▸ Available data
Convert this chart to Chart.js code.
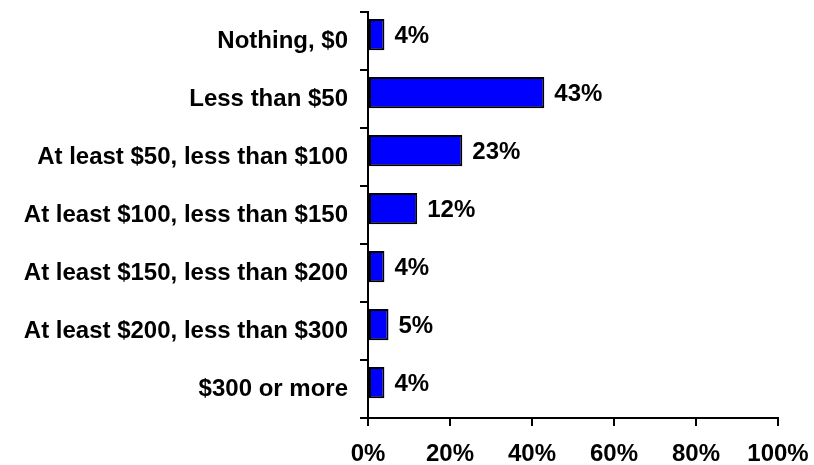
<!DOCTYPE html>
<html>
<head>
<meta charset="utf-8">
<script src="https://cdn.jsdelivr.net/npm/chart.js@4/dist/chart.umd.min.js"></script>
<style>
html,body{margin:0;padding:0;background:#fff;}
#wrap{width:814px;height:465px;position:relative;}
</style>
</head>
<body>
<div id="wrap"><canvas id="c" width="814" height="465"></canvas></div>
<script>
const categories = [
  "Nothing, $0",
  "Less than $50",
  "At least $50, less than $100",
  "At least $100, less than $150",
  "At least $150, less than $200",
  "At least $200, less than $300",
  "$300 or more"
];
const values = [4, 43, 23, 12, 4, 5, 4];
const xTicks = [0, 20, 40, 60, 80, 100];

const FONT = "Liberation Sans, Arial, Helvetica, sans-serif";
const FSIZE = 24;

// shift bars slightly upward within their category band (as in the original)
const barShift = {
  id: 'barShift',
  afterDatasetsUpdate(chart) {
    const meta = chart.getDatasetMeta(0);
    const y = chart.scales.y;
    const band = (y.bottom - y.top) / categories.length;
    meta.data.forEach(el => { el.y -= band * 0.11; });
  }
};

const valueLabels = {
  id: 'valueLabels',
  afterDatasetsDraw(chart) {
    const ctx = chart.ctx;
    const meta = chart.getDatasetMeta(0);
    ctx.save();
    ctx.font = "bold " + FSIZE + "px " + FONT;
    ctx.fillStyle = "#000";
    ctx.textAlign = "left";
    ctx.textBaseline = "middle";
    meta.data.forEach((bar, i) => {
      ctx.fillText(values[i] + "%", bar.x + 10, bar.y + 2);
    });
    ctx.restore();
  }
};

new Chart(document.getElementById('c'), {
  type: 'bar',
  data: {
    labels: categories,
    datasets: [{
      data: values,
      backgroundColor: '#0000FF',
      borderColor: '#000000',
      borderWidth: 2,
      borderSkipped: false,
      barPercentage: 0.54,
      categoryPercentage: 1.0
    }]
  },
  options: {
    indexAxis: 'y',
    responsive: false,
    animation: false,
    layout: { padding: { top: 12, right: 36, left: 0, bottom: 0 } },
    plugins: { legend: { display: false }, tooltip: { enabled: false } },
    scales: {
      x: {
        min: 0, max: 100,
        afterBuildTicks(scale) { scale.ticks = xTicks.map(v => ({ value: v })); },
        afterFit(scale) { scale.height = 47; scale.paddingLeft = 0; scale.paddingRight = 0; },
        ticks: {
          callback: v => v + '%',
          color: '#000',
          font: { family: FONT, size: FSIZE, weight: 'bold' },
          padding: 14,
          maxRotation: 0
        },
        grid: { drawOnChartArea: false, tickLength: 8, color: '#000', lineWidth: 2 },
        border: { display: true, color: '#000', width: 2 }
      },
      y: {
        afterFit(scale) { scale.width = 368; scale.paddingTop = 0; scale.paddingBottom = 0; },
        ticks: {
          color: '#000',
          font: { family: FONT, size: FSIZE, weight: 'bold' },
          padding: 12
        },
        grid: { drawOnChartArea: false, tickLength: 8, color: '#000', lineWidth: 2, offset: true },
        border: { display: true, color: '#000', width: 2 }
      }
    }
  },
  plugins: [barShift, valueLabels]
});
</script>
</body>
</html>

▸ Exercise description
Give back exactly the lines from the first line of the data through the line with "const FSIZE = 24;", pictures excluded.

▸ Final answer
Convert this chart to Chart.js code.
<!DOCTYPE html>
<html>
<head>
<meta charset="utf-8">
<script src="https://cdn.jsdelivr.net/npm/chart.js@4/dist/chart.umd.min.js"></script>
<style>
html,body{margin:0;padding:0;background:#fff;}
#wrap{width:814px;height:465px;position:relative;}
</style>
</head>
<body>
<div id="wrap"><canvas id="c" width="814" height="465"></canvas></div>
<script>
const categories = [
  "Nothing, $0",
  "Less than $50",
  "At least $50, less than $100",
  "At least $100, less than $150",
  "At least $150, less than $200",
  "At least $200, less than $300",
  "$300 or more"
];
const values = [4, 43, 23, 12, 4, 5, 4];
const xTicks = [0, 20, 40, 60, 80, 100];

const FONT = "Liberation Sans, Arial, Helvetica, sans-serif";
const FSIZE = 24;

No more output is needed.